Since 1995 she has been producing films and videos which have screened in festivals and galleries internationally, including the Mix Brasil Festival of Sexual Diversity, Mix NY, WTN, Oberhausen International Short Film Festival, the San Francisco Gay and Lesbian Film Festival, Inside Out, Out On Screen, and Herland. She is also a performance artist and has performed at Live at the End of the Century, Grunt Gallery, La Centrale, and That 70’s Ho Cabaret at the Western Front. Her other artistic pursuits include writing and creating comics. Her work explores the personal realities of being queer, crazy, and biracial, often using comedy and outlandish combinations of fantasy and grim reality. Thirza is a founding board member of ImageNation, Vancouver’s Aboriginal Film and Video Festival. She completed her BFA with a major in Film/Video at Emily Carr Institute of Art and Design.

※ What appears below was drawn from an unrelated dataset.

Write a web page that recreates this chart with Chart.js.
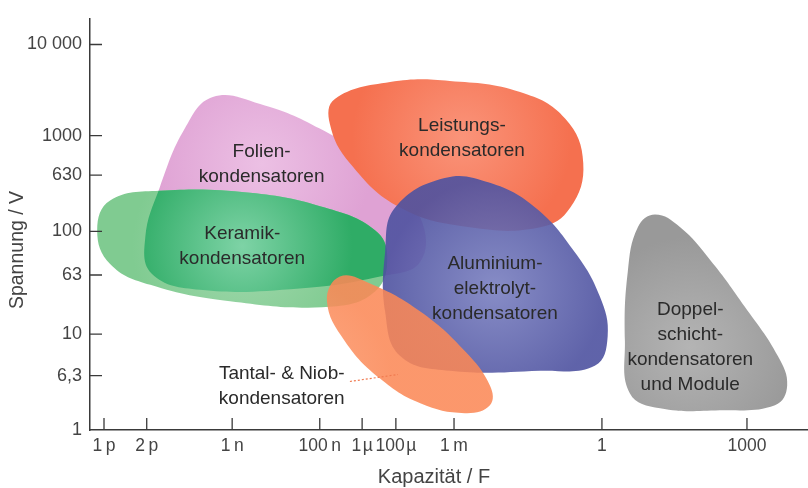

Jonathan Busch, AKA Lourdes the Merry Virgin, is a performance and photo-based artist from Saskatoon who is currently living in Edmonton. Busch’s work is about pop culture, it emulates pop culture, and creates its own universe of pop culture. He performed as Lourdes for years in the Saskatoon drag community and has also exhibited and performed at various visual art events such as The Cyborg Café at the Mendel Art Gallery and SPASM II, a public art festival held by Paved and AKA. Having started his post-secondary education at the University of Saskatchewan, Busch is currently completing his degree at the University of Alberta.
Cindy Baker considers context her major media; despite a very formal art education, her non-formal training and research in gender culture, queer theory and art theory is as important in her development within the contemporary arts. Since some of her biggest interests are skewing context and (re)examining societal standards, especially as they relate to language and dissemination of information, Cindy has a particular professional interest in the function of artist-run centres as a breeding ground of deviation. She perceives a need for intervention and collaboration, both within the art world and in the community at large.